The second instruction given by the Circuit Court was, that the notice of claim filed with the recorder and exhibited to the board was evidence of the extent of said claim to commons. The competency of the evidence was not objected to on part of the plaintiff; it was such as she herself resorted to, for the establishment of the extent and boundary of her own claim, and, aside from the legal and official survey of the commons made in 1832, is the only evidence of boundary that is likely to exist at no distant future day, and was the usual evidence introduced to prove the fact before the survey of 1832 was made. The court gave no opinion on its effect, but properly left it to the jury.

The third instruction is, that if the jury believed the land in dispute to lie within the bounds of the common confirmed by the acts of 1812 and 1831, then they should find for the defendant.

The first consideration on this instruction arises on the act of July 4th, 1836, by which the plaintiff's claim was confirmed. The fact, that claims embraced by the act interfered with lands *463 previously granted or sold by the United States, was well known to the commissioners, and in their report of 27th November, 1833 (5 D. Green's State Papers, 702), they state for the information of Congress, that "there are numerous cases of lands lying within these French and Spanish claims belonging to individuals whose right or claim originated under the government of the United States; some depend on purchases; some on the law allowing preemptions; some others on New Madrid locations; and some again upon settlement rights which have been confirmed; — that most of these persons have been for a long time settled on their lands; their claims being of a bonâ fide character, derived from the government of the United States, they went on to improve their lands, making for themselves and families comfortable homes, without any belief that they would ever be interrupted in their possessions; that should the claims reported by the board be confirmed by Congress, in whole or in part, Congress will, in their wisdom, no doubt notice the suggestions here made, and carve out such a course as will quiet the uneasiness and anxiety which are felt, by doing every thing which even the most scrupulous demands of justice could require."

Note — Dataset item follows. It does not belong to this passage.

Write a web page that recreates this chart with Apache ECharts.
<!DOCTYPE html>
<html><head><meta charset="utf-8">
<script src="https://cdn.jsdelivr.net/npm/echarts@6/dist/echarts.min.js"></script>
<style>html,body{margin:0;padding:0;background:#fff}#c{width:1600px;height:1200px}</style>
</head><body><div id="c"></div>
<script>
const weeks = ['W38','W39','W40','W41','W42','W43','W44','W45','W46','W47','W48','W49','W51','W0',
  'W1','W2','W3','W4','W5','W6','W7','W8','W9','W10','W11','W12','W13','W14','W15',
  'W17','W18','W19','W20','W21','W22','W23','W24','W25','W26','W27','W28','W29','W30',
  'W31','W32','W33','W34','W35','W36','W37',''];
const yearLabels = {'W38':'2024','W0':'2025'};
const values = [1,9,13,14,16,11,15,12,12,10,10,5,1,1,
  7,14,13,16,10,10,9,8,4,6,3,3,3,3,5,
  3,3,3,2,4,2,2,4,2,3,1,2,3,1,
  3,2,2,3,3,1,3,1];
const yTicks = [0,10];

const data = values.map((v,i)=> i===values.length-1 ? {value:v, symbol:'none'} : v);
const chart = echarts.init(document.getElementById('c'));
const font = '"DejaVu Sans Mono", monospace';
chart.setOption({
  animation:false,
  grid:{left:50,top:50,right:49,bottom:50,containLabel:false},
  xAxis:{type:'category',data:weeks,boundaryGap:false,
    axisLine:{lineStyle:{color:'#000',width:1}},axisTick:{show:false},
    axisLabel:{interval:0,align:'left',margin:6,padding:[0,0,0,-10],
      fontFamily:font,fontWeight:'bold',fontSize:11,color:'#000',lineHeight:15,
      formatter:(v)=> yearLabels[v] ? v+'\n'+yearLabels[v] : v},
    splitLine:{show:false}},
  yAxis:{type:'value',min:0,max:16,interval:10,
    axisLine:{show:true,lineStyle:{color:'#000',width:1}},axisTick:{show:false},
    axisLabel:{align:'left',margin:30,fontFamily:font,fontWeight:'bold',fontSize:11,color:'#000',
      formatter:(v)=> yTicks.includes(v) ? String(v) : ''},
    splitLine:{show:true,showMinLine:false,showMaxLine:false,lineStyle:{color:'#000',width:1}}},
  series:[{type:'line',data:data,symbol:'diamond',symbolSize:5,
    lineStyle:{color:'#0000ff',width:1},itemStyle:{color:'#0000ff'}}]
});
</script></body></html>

In view of this report, Congress passed the aforesaid confirmatory act, which declares, — "That if it shall be found that any tract or tracts confirmed as aforesaid, or any part thereof, had been previously located by any other person or persons, under any law of the United States, or had been surveyed and sold by the United States, this act shall confer no title to such lands in opposition to the rights acquired by such location or purchase; but the individual or individuals whose claims are hereby confirmed shall be permitted to locate so much thereof as interferes with such location or purchase on other lands of the United States," &c.

The officers of the government administering the land department had to construe this law with its exceptions; the matter was referred to the Attorney-General, and in September, 1842, he gave it as his opinion, that the confirmations must yield to prior confirmations; school sections, ordinary sales prior to the act of July 4th, 1836, &c.

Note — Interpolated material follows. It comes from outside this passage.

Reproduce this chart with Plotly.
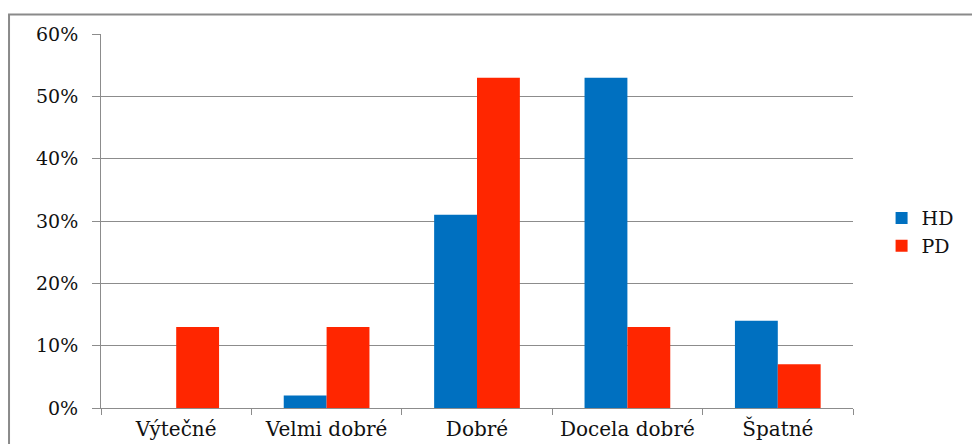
import plotly.graph_objects as go

categories = ["Výtečné", "Velmi dobré", "Dobré", "Docela dobré", "Špatné"]
hd_values = [0, 2, 31, 53, 14]
pd_values = [13, 13, 53, 13, 7]
y_ticks = [0, 10, 20, 30, 40, 50, 60]
y_tick_labels = [f"{v}%" for v in y_ticks]

font_family = "DejaVu Serif"
grid_color = "#8c8c8c"

fig = go.Figure()
fig.add_trace(go.Bar(name="HD", x=categories, y=hd_values, marker_color="#0070C0",
                     marker_line_width=0))
fig.add_trace(go.Bar(name="PD", x=categories, y=pd_values, marker_color="#FF2600",
                     marker_line_width=0))

fig.update_layout(
    width=972, height=444,
    margin=dict(l=101, r=119, t=34, b=36, autoexpand=False),
    paper_bgcolor="white", plot_bgcolor="white",
    barmode="group", bargap=0.43, bargroupgap=0,
    font=dict(family=font_family, size=19, color="#111111"),
    legend=dict(x=1.038, y=0.47, xanchor="left", yanchor="middle",
                font=dict(family=font_family, size=19), itemwidth=30, tracegroupgap=4,
                bgcolor="rgba(0,0,0,0)"),
    showlegend=True,
)

fig.update_xaxes(
    type="category", showgrid=False, showline=True, linecolor=grid_color, linewidth=1,
    ticks="outside", tickson="boundaries", ticklen=6, tickcolor=grid_color,
    tickfont=dict(family=font_family, size=20), ticklabelstandoff=3,
)
fig.update_yaxes(
    range=[0, 60], tickvals=y_ticks, ticktext=y_tick_labels,
    showgrid=True, gridcolor=grid_color, gridwidth=1,
    showline=True, linecolor=grid_color, linewidth=1,
    ticks="outside", ticklen=8, tickcolor=grid_color,
    zeroline=False, ticklabelstandoff=10, tickfont=dict(family=font_family, size=19),
)

# outer chart frame
fig.add_shape(type="rect", xref="paper", yref="paper",
              x0=-0.1223, x1=1.17, y0=-0.12, y1=1.052,
              line=dict(color="#8a8a8a", width=2), fillcolor="rgba(0,0,0,0)",
              layer="below")

fig.write_html("out.html")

A confirmation of a Spanish or French claim, either by a board of commissioners under the act of 1807, or by Congress directly, or by the District Courts by force of the act of 1824, is a location of land by a law of the United States; surveys have been made and patents issued for such land in the great majority of instances, and it cannot be questioned, as we think, that a title thus protected by patent was intended to be carved out of the act of 1836; nor is it perceived how the St. Louis common can be in a worse condition, as the acts of 1812 and 1831 did not contemplate any further grant than the acts themselves import, and this conclusion is greatly strengthened by the following considerations.

The plaintiff's claim, and all others of a similar character within *464 the St. Louis common, that is, such as the board of commissioners from 1806 to 1812 had examined and rejected, were well known to Congress when the act of that year, confirming the common, was passed; the report of the board had just then been returned to Congress, and Mr. Penrose, one of its members, and Mr. Reddick, the clerk, were at Washington, as appears by their letters. The two of Mr. Penrose were communicated to the House of Representatives, and that of Mr. Reddick to the chairman of the committee of public lands (2 American State Papers, 447 - 451); they gave the information on which Congress proceeded in acting on the report, as the letters plainly show. The same information was part of the public and printed documents of Congress when the second confirming act of 1831 was passed; and when it was known, Spanish and French pretensions to claim conflicting with the common stood barred. In 1832, the common was officially and legally surveyed, pursuant to the act of May 26th, 1824, and the survey stood recorded in due form in 1836, when the plaintiff got her title. These laws, and the acts done by the United States in pursuance of them, we suppose, made and located the common's title as effectually as a patent could have done, and brought it within the exception of the act of 1836; and that the plaintiff Les Bois's confirmation was intended to give her land elsewhere, without disturbing the opposing title.

For another reason, we think the instruction was proper. When the country was acquired, the title to the land in dispute passed from France to the United States; on this government was imposed the duty by the treaty to satisfy individual and unperfected claims. This was to be done in a due exercise of the political power, to whose justice alone the claimant could appeal, and to whose decision she was compelled to submit; and there being two adverse claims to the same land, equally inchoate, and the government, being unable to confirm both, was under the necessity of determining between them; and, having granted the land to one, necessarily rejected the pretension of the other to the same land; and therefore the first grantee took the legal and exclusive title. But where there is a second confirmation, as in the instance before us, then the justice of the government must be relied on by the second grantee for compensation; and this compensation the act of 1836 has provided. The last ground is the one on which the decision in the case of Chouteau v. Eckhart proceeded, in regard to the St. Charles common; and which doctrine, we think, applies equally to the present controversy.

For the several reasons above stated, it is ordered, that the judgment of the Circuit Court be affirmed.